第14章 啼き竜
「…まだ、意識は戻らねえのか…?」
暫く、大野は黙った。
『ふたりとも…戻らねえ』
「そうか…戻ってくると…いいな」
『ああ…』
「じゃあ、また連絡する」
『…遠藤さん…』
「なんだ」
『今回の事は貸しにしておいてやるよ…』
「…え?」
『今度は俺のお願い聞いてくれるよな?』
「…待てよ…俺はおまえの…」
『成田のことは…』
一つ、息を吐き出した。
『あんた達の筋書きだろ?』
やっぱり…わかってたか…
「まあなあ…」
『乗ってやったんだ。

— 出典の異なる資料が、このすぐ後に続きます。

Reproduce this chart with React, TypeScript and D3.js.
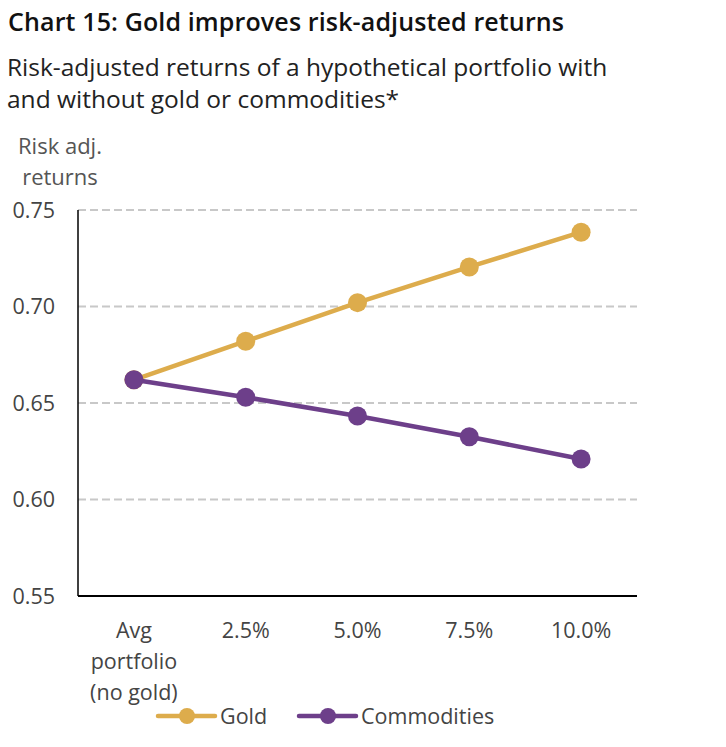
import React, { useEffect, useRef } from 'react';
import * as d3 from 'd3';

const categories = ['Avg portfolio (no gold)', '2.5%', '5.0%', '7.5%', '10.0%'];
const categoryLines = [['Avg', 'portfolio', '(no gold)'], ['2.5%'], ['5.0%'], ['7.5%'], ['10.0%']];
const goldValues = [0.662, 0.682, 0.702, 0.7205, 0.7385];
const commodityValues = [0.662, 0.653, 0.6433, 0.6325, 0.621];
const yTicks = [0.55, 0.6, 0.65, 0.7, 0.75];

const GOLD = '#DDAC4C';
const PURPLE = '#6D3F8A';
const FONT = "'Open Sans', 'Noto Sans', sans-serif";

const App = () => {
  const ref = useRef<SVGSVGElement>(null);

  useEffect(() => {
    document.body.style.margin = '0';
    const svg = d3.select(ref.current);
    svg.selectAll('*').remove();

    const left = 78;
    const right = 637;
    const top = 210;
    const bottom = 596;

    svg
      .append('text')
      .attr('x', 8)
      .attr('y', 31)
      .attr('font-family', FONT)
      .attr('font-weight', 600)
      .attr('font-size', 25)
      .attr('textLength', 556)
      .attr('fill', '#111')
      .text('Chart 15: Gold improves risk-adjusted returns');

    ['Risk-adjusted returns of a hypothetical portfolio with', 'and without gold or commodities*'].forEach((t, i) => {
      svg
        .append('text')
        .attr('x', 7)
        .attr('y', 76 + i * 32)
        .attr('font-family', FONT)
        .attr('font-size', 24.5)
        .attr('fill', '#222')
        .text(t);
    });

    ['Risk adj.', 'returns'].forEach((t, i) => {
      svg
        .append('text')
        .attr('x', 60)
        .attr('y', 154 + i * 31)
        .attr('text-anchor', 'middle')
        .attr('font-family', FONT)
        .attr('font-size', 22)
        .attr('fill', '#555')
        .text(t);
    });

    const x = d3.scaleBand<string>().domain(categories).range([left, right]);
    const y = d3.scaleLinear().domain([0.55, 0.75]).range([bottom, top]);
    const cx = (i: number) => x(categories[i])! + x.bandwidth() / 2;

    // gridlines
    svg
      .append('g')
      .selectAll('line')
      .data(yTicks.filter(t => t > 0.55))
      .join('line')
      .attr('x1', left)
      .attr('x2', right)
      .attr('y1', d => y(d))
      .attr('y2', d => y(d))
      .attr('stroke', '#c8c8c8')
      .attr('stroke-width', 2)
      .attr('stroke-dasharray', '8,4');

    // y tick labels
    svg
      .append('g')
      .selectAll('text')
      .data(yTicks)
      .join('text')
      .attr('x', 55)
      .attr('y', d => y(d))
      .attr('dy', '0.35em')
      .attr('text-anchor', 'end')
      .attr('font-family', FONT)
      .attr('font-size', 21.5)
      .attr('fill', '#444')
      .text(d => d.toFixed(2));

    // axes
    svg
      .append('line')
      .attr('x1', left)
      .attr('x2', left)
      .attr('y1', top)
      .attr('y2', bottom)
      .attr('stroke', '#000')
      .attr('stroke-width', 1.5);
    svg
      .append('line')
      .attr('x1', left)
      .attr('x2', right)
      .attr('y1', bottom)
      .attr('y2', bottom)
      .attr('stroke', '#000')
      .attr('stroke-width', 2);

    // x labels
    categoryLines.forEach((lines, i) => {
      lines.forEach((t, j) => {
        svg
          .append('text')
          .attr('x', cx(i))
          .attr('y', 638 + j * 31)
          .attr('text-anchor', 'middle')
          .attr('font-family', FONT)
          .attr('font-size', 21.5)
          .attr('fill', '#444')
          .text(t);
      });
    });

    const line = d3
      .line<number>()
      .x((_, i) => cx(i))
      .y(d => y(d));

    const series = [
      { name: 'Gold', values: goldValues, color: GOLD },
      { name: 'Commodities', values: commodityValues, color: PURPLE },
    ];

    series.forEach(s => {
      svg
        .append('path')
        .datum(s.values)
        .attr('fill', 'none')
        .attr('stroke', s.color)
        .attr('stroke-width', 4.5)
        .attr('d', line);
      svg
        .append('g')
        .selectAll('circle')
        .data(s.values)
        .join('circle')
        .attr('cx', (_, i) => cx(i))
        .attr('cy', d => y(d))
        .attr('r', 9.5)
        .attr('fill', s.color);
    });

    // legend
    const legendX = [158, 299];
    series.forEach((s, i) => {
      const lx = legendX[i];
      svg
        .append('line')
        .attr('x1', lx)
        .attr('x2', lx + 57)
        .attr('y1', 716)
        .attr('y2', 716)
        .attr('stroke', s.color)
        .attr('stroke-width', 4.5)
        .attr('stroke-linecap', 'round');
      svg
        .append('circle')
        .attr('cx', lx + 29)
        .attr('cy', 716)
        .attr('r', 8)
        .attr('fill', s.color);
      svg
        .append('text')
        .attr('x', lx + 62)
        .attr('y', 716)
        .attr('dy', '0.35em')
        .attr('font-family', FONT)
        .attr('font-size', 21.5)
        .attr('fill', '#444')
        .text(s.name);
    });
  }, []);

  return <svg ref={ref} width={726} height={747} style={{ display: 'block' }}></svg>;
};

export default App;
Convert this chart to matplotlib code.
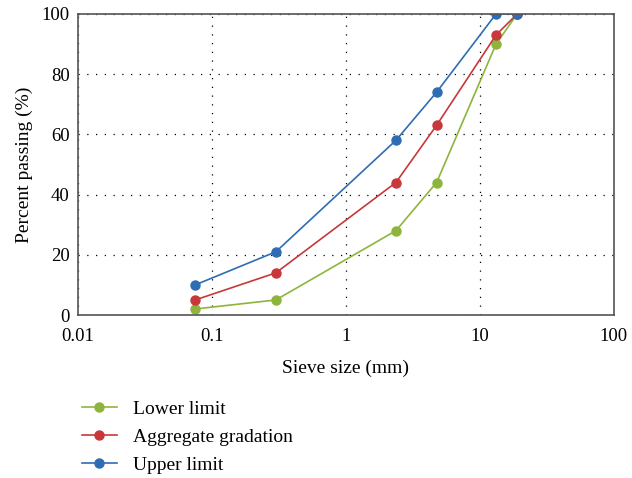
import matplotlib
matplotlib.use("Agg")
import matplotlib.pyplot as plt
from matplotlib.ticker import FixedLocator, NullLocator, FuncFormatter

sieve = [0.075, 0.3, 2.36, 4.75, 13.2, 19]
lower = [2, 5, 28, 44, 90, 100]
aggregate = [5, 14, 44, 63, 93, 100]
upper = [10, 21, 58, 74, 100, 100]

series = [("Lower limit", lower, "#8db53c"),
          ("Aggregate gradation", aggregate, "#c8383a"),
          ("Upper limit", upper, "#2e6db4")]

plt.rcParams["font.family"] = ["Liberation Serif", "DejaVu Serif"]

fig = plt.figure(figsize=(6.32, 4.78), dpi=100)
ax = fig.add_axes([0.1234, 0.341, 0.848, 0.630])

for name, vals, c in series:
    ax.plot(sieve, vals, "-o", color=c, lw=1.2, ms=6.5, label=name)

ax.set_xscale("log")
ax.set_xlim(0.01, 100)
ax.set_ylim(0, 100)
ax.xaxis.set_major_locator(FixedLocator([0.01, 0.1, 1, 10, 100]))
ax.xaxis.set_minor_locator(NullLocator())
ax.xaxis.set_major_formatter(FuncFormatter(lambda v, p: f"{v:g}"))
ax.set_yticks(range(0, 101, 20))
ax.grid(True, color="black", ls=(0, (1, 6)), lw=0.9)
ax.tick_params(length=0, labelsize=13.5)
ax.tick_params(axis="y", pad=6)
ax.tick_params(axis="x", pad=9)
for s in ax.spines.values():
    s.set_color("#555555")
    s.set_linewidth(1.2)
ax.set_xlabel("Sieve size (mm)", fontsize=14, labelpad=11)
ax.set_ylabel("Percent passing (%)", fontsize=14, labelpad=6)

h, l = ax.get_legend_handles_labels()
fig.legend(h, l, loc="upper left", bbox_to_anchor=(0.102, 0.2), frameon=False,
           fontsize=14, handlelength=1.8, labelspacing=0.55, handletextpad=0.8)

fig.savefig("out.png", dpi=100)
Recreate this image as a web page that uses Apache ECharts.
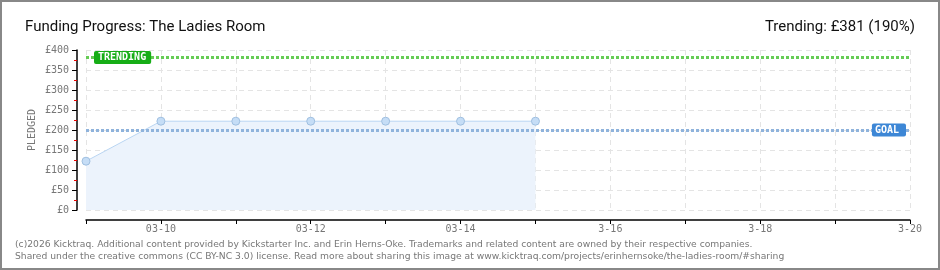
<!DOCTYPE html>
<html><head><meta charset="utf-8">
<script src="https://cdn.jsdelivr.net/npm/echarts@6/dist/echarts.min.js"></script>
<style>html,body{margin:0;padding:0;background:#fff}#c{width:940px;height:270px;box-sizing:border-box;border:2px solid #888}</style>
</head><body><div id="c"></div>
<script>
const categories = ['03-09','03-10','03-11','03-12','03-13','03-14','03-15','03-16','03-17','03-18','03-19','03-20'];
const tickLabels = ['', '03-10', '', '03-12', '', '03-14', '', '3-16', '', '3-18', '', '3-20'];
const pledged = [122, 222, 222, 222, 222, 222, 222];
const goal = 200;
const trending = 381;

const chart = echarts.init(document.getElementById('c'), null, {renderer: 'canvas'});
const pixFont = 'DejaVu Sans Mono';
chart.setOption({
  animation: false,
  grid: {left: 84, right: 28, top: 48, bottom: 58},
  title: [
    {text: 'Funding Progress: The Ladies Room', left: 18, top: 13,
     textStyle: {fontFamily: 'Roboto', fontSize: 15, fontWeight: 'normal', color: '#111'}},
    {text: 'Trending: £381 (190%)', right: 18, top: 13,
     textStyle: {fontFamily: 'Roboto', fontSize: 15, fontWeight: 'normal', color: '#111'}},
    {text: '(c)2026 Kicktraq. Additional content provided by Kickstarter Inc. and Erin Herns-Oke. Trademarks and related content are owned by their respective companies.\nShared under the creative commons (CC BY-NC 3.0) license. Read more about sharing this image at www.kicktraq.com/projects/erinhernsoke/the-ladies-room/#sharing',
     left: 8, top: 231,
     textStyle: {fontFamily: 'DejaVu Sans', fontSize: 9.2, fontWeight: 'normal', color: '#777', lineHeight: 12.5}}
  ],
  xAxis: {
    type: 'category', data: categories, boundaryGap: false, offset: 10,
    axisLine: {onZero: false, lineStyle: {color: '#000', width: 1.5}},
    axisTick: {show: true, interval: 0, length: 4, inside: false, lineStyle: {color: '#000'}},
    axisLabel: {interval: 0, color: '#777', fontFamily: pixFont, fontSize: 10, margin: 4,
      formatter: (v, i) => tickLabels[i]},
    splitLine: {show: true, interval: 0, lineStyle: {color: '#e4e4e4', type: [5, 4]}}
  },
  yAxis: {
    type: 'value', min: 0, max: 400, interval: 50, offset: 9,
    name: 'PLEDGED', nameLocation: 'middle', nameGap: 40, nameRotate: 90, nameMoveOverlap: false,
    nameTextStyle: {color: '#777', fontFamily: pixFont, fontSize: 10},
    axisLine: {show: true, onZero: false, lineStyle: {color: '#000', width: 1.5}},
    axisTick: {show: true, length: 5, lineStyle: {color: '#000'}},
    minorTick: {show: true, splitNumber: 2, length: 3, lineStyle: {color: '#e00'}},
    axisLabel: {color: '#777', fontFamily: pixFont, fontSize: 10, margin: 8,
      formatter: v => '£' + v},
    splitLine: {show: true, lineStyle: {color: '#e4e4e4', type: [5, 4]}}
  },
  series: [{
    type: 'line', data: pledged,
    symbol: 'circle', symbolSize: 8,
    itemStyle: {color: '#c5ddf6', borderColor: '#9fbfe0', borderWidth: 1},
    lineStyle: {color: '#b9d5f2', width: 1},
    areaStyle: {color: '#ecf3fc', opacity: 1},
    markLine: {
      silent: true, symbol: 'none',
      data: [
        {yAxis: trending, lineStyle: {color: '#66cc55', width: 3, type: [3, 2]},
         label: {show: true, position: 'insideStart', formatter: 'TRENDING', distance: [8, -7],
           color: '#fff', backgroundColor: '#16ad16', fontFamily: pixFont, fontSize: 10, fontWeight: 'bold',
           padding: [2, 5, 1, 4], borderRadius: 2}},
        {yAxis: goal, lineStyle: {color: '#8fb3dc', width: 3, type: [3, 2]},
         label: {show: true, position: 'insideEnd', formatter: 'GOAL', distance: [4, -7],
           color: '#fff', backgroundColor: '#3d87d6', fontFamily: pixFont, fontSize: 10, fontWeight: 'bold',
           padding: [2, 7, 1, 3], borderRadius: 2}}
      ]
    }
  }]
});
</script></body></html>
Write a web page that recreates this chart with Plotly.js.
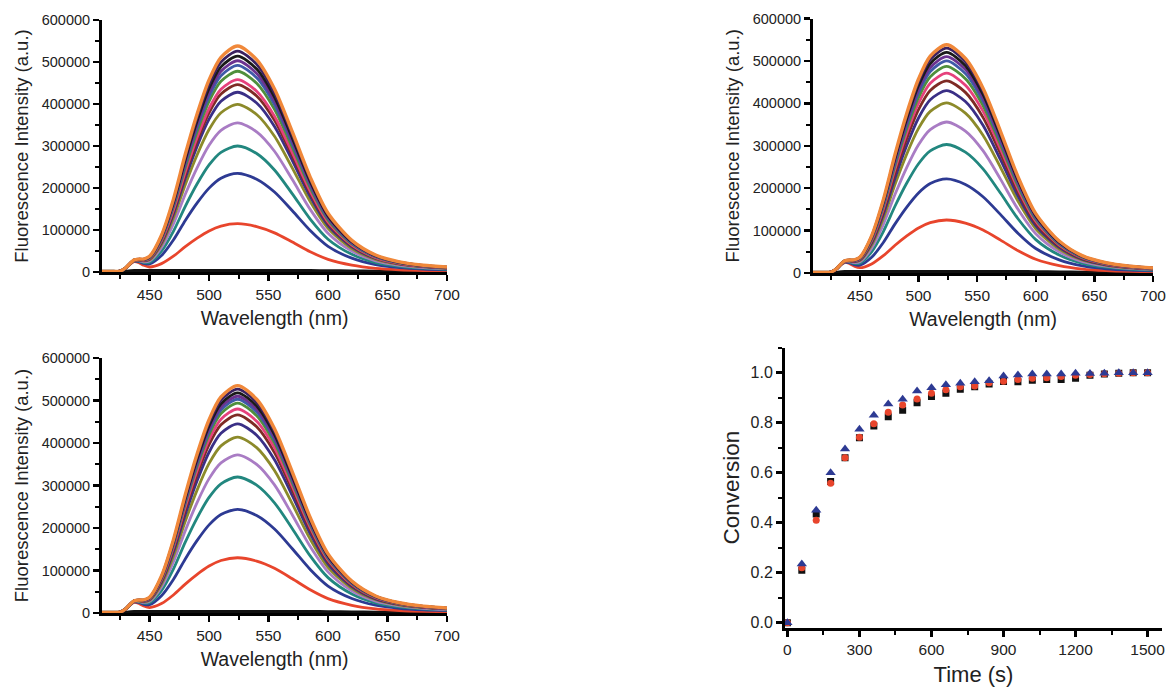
<!DOCTYPE html>
<html>
<head>
<meta charset="utf-8">
<script src="https://cdn.plot.ly/plotly-3.0.1.min.js"></script>
<style>
  html, body { margin: 0; padding: 0; background: #ffffff; }
  #chart { width: 1174px; height: 691px; }
</style>
</head>
<body>
<div id="chart"></div>
<script>
// ---------------- Data ----------------
// Wavelength sampling points (nm)
const wavelengths = [410, 420, 425, 430, 434, 437, 441, 445, 450, 460, 470, 480, 490, 500, 510, 524, 540, 555, 570, 585, 600, 620, 640, 660, 680, 700];
// Normalised emission profile (top curve divided by its peak)
const emissionProfile = [0, 0, 0, 0.002, 0.005, 0.01, 0.02, 0.035, 0.06, 0.16, 0.32, 0.52, 0.70, 0.85, 0.95, 1.0, 0.94, 0.81, 0.62, 0.42, 0.26, 0.14, 0.075, 0.045, 0.03, 0.022];
// Small shoulder near 437 nm common to all curves (a.u.)
const shoulderBump = [1500, 1500, 2000, 9000, 19000, 23500, 20000, 12000, 5000, 1500, 800, 400, 0, 0, 0, 0, 0, 0, 0, 0, 0, 0, 0, 0, 0, 0];
// t = 0 curve (near baseline)
const baselineCurve = [1500, 1500, 1500, 2000, 3000, 3500, 3500, 3500, 3500, 3500, 3500, 3500, 3500, 3500, 3500, 3500, 3500, 3500, 3500, 3500, 3000, 2500, 2000, 1500, 1500, 1500];

// Peak intensities of the successive spectra in each panel (a.u.)
const peaksTopLeft    = [115000, 235000, 300000, 355000, 399000, 428000, 446000, 458000, 478000, 492000, 503000, 514000, 526000, 538000];
const peaksTopRight   = [125000, 222000, 303000, 356000, 401000, 430000, 453000, 471000, 487000, 500000, 510000, 520000, 530000, 538000];
const peaksBottomLeft = [130000, 244000, 320000, 372000, 414000, 445000, 466000, 480000, 494000, 503000, 510000, 518000, 527000, 535000];

const curveColors = ['#e8452c', '#2d3a93', '#22877f', '#a97cc4', '#8c8a2a', '#3a2f86', '#7e2b25',
                     '#e6417c', '#4f8f3c', '#3f5aa8', '#6c3290', '#1a1a1a', '#3b2160', '#f0883a'];

// Conversion vs time
const times = [0, 60, 120, 180, 240, 300, 360, 420, 480, 540, 600, 660, 720, 780, 840, 900, 960, 1020, 1080, 1140, 1200, 1260, 1320, 1380, 1440, 1500];
const conversionSquares   = [0, 0.21, 0.435, 0.565, 0.66, 0.74, 0.787, 0.824, 0.85, 0.88, 0.905, 0.918, 0.934, 0.944, 0.955, 0.965, 0.964, 0.97, 0.973, 0.973, 0.978, 0.99, 0.995, 0.998, 1.0, 1.0];
const conversionCircles   = [0, 0.22, 0.41, 0.558, 0.66, 0.742, 0.796, 0.842, 0.871, 0.895, 0.918, 0.932, 0.944, 0.947, 0.96, 0.966, 0.973, 0.978, 0.98, 0.985, 0.99, 0.993, 0.996, 0.998, 1.0, 1.0];
const conversionTriangles = [0, 0.235, 0.45, 0.60, 0.695, 0.774, 0.83, 0.875, 0.894, 0.927, 0.94, 0.952, 0.958, 0.964, 0.968, 0.987, 0.991, 0.995, 0.995, 0.995, 0.998, 0.997, 0.998, 1.0, 1.0, 1.0];

// ---------------- Build traces ----------------
const FONT = 'Liberation Sans, Arial, Helvetica, sans-serif';
const traces = [];

function addSpectra(peaks, xa, ya) {
  traces.push({
    x: wavelengths, y: baselineCurve, xaxis: xa, yaxis: ya, type: 'scatter', mode: 'lines',
    line: { color: '#111111', width: 3, shape: 'spline', smoothing: 0.8 }, hoverinfo: 'skip'
  });
  peaks.forEach((p, k) => {
    const ys = wavelengths.map((w, i) => shoulderBump[i] + p * emissionProfile[i]);
    traces.push({
      x: wavelengths, y: ys, xaxis: xa, yaxis: ya, type: 'scatter', mode: 'lines',
      line: { color: curveColors[k], width: k === peaks.length - 1 ? 3.4 : 2.8, shape: 'spline', smoothing: 0.8 },
      hoverinfo: 'skip'
    });
  });
}
addSpectra(peaksTopLeft, 'x', 'y');
addSpectra(peaksTopRight, 'x2', 'y2');
addSpectra(peaksBottomLeft, 'x3', 'y3');

traces.push({ x: times, y: conversionSquares, xaxis: 'x4', yaxis: 'y4', type: 'scatter', mode: 'markers',
  marker: { symbol: 'square', size: 7, color: '#111111' }, hoverinfo: 'skip' });
traces.push({ x: times, y: conversionCircles, xaxis: 'x4', yaxis: 'y4', type: 'scatter', mode: 'markers',
  marker: { symbol: 'circle', size: 7, color: '#e8452c' }, hoverinfo: 'skip' });
traces.push({ x: times, y: conversionTriangles, xaxis: 'x4', yaxis: 'y4', type: 'scatter', mode: 'markers',
  marker: { symbol: 'triangle-up', size: 9, color: '#2d3a93' }, hoverinfo: 'skip' });

// ---------------- Layout ----------------
const W = 1174, H = 691;
const fx = px => px / W;
const fy = px => 1 - px / H;

function baseAxis(extra) {
  return Object.assign({
    showline: true, linewidth: 3, linecolor: '#000000', mirror: false,
    ticks: 'outside', ticklen: 6, tickwidth: 2.5, tickcolor: '#000000',
    showgrid: false, zeroline: false, automargin: false,
    tickfont: { family: FONT, size: 15.5, color: '#222222' }
  }, extra);
}
function specX(domain, anchor) {
  return baseAxis({
    domain: domain, anchor: anchor, range: [410, 700], tick0: 0, dtick: 50,
    minor: { ticks: 'outside', ticklen: 4, tickwidth: 2, tickcolor: '#000000', tick0: 0, dtick: 25, showgrid: false },
    title: { text: 'Wavelength (nm)', font: { family: FONT, size: 19.5, color: '#222222' }, standoff: 10 }
  });
}
function specY(domain, anchor) {
  return baseAxis({
    domain: domain, anchor: anchor, range: [0, 600000], tick0: 0, dtick: 100000, tickformat: 'd',
    tickfont: { family: FONT, size: 14.5, color: '#222222' },
    minor: { ticks: 'outside', ticklen: 4, tickwidth: 2, tickcolor: '#000000', tick0: 0, dtick: 50000, showgrid: false },
    title: { text: 'Fluorescence Intensity (a.u.)', font: { family: FONT, size: 18.5, color: '#222222' }, standoff: 9 }
  });
}

const layout = {
  width: W, height: H,
  margin: { l: 0, r: 0, t: 0, b: 0 },
  paper_bgcolor: '#ffffff', plot_bgcolor: '#ffffff',
  showlegend: false,
  font: { family: FONT, color: '#222222' },
  xaxis:  specX([fx(102), fx(447)], 'y'),
  yaxis:  specY([fy(272), fy(20)], 'x'),
  xaxis2: specX([fx(813), fx(1153)], 'y2'),
  yaxis2: specY([fy(273), fy(18.5)], 'x2'),
  xaxis3: specX([fx(102), fx(447)], 'y3'),
  yaxis3: specY([fy(613), fy(358)], 'x3'),
  xaxis4: baseAxis({
    domain: [fx(785), fx(1162)], anchor: 'y4', range: [-10, 1560], tick0: 0, dtick: 300,
    minor: { ticks: 'outside', ticklen: 4, tickwidth: 2, tickcolor: '#000000', tick0: 0, dtick: 150, showgrid: false },
    title: { text: 'Time (s)', font: { family: FONT, size: 22, color: '#222222' }, standoff: 10 }
  }),
  yaxis4: baseAxis({
    domain: [fy(627.7), fy(347.7)], anchor: 'x4', range: [-0.02, 1.1], tick0: 0, dtick: 0.2, tickformat: '.1f',
    tickfont: { family: FONT, size: 16, color: '#222222' },
    minor: { ticks: 'outside', ticklen: 4, tickwidth: 2, tickcolor: '#000000', tick0: 0, dtick: 0.1, showgrid: false },
    title: { text: 'Conversion', font: { family: FONT, size: 22.5, color: '#222222' }, standoff: 5 }
  })
};

Plotly.newPlot('chart', traces, layout, { staticPlot: true, displayModeBar: false });
</script>
</body>
</html>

感謝して貰わねえとな…』
「嵌めるつもりはなかったんだ」
『わかってる…』
くっくと笑う声が聞こえた。
反響して聴こえる。
病院にでもいるのか…
成田にのされた幹部二人は、意識不明の重体で入院している。
だが、事件としては扱われていない。
喜多川の方で極秘裏に動いているからだ。
俺達はその情報をキャッチして…
そして成田の情報を大野に流した。
そう…
利用してやったよ。あいつらの復讐をな。
『また、連絡する』
「ああ…」
電話を切ると、携帯を見つめた。
どこまで…あいつは行くだろう。
櫻井長官の元まで…たどり着くだろうか。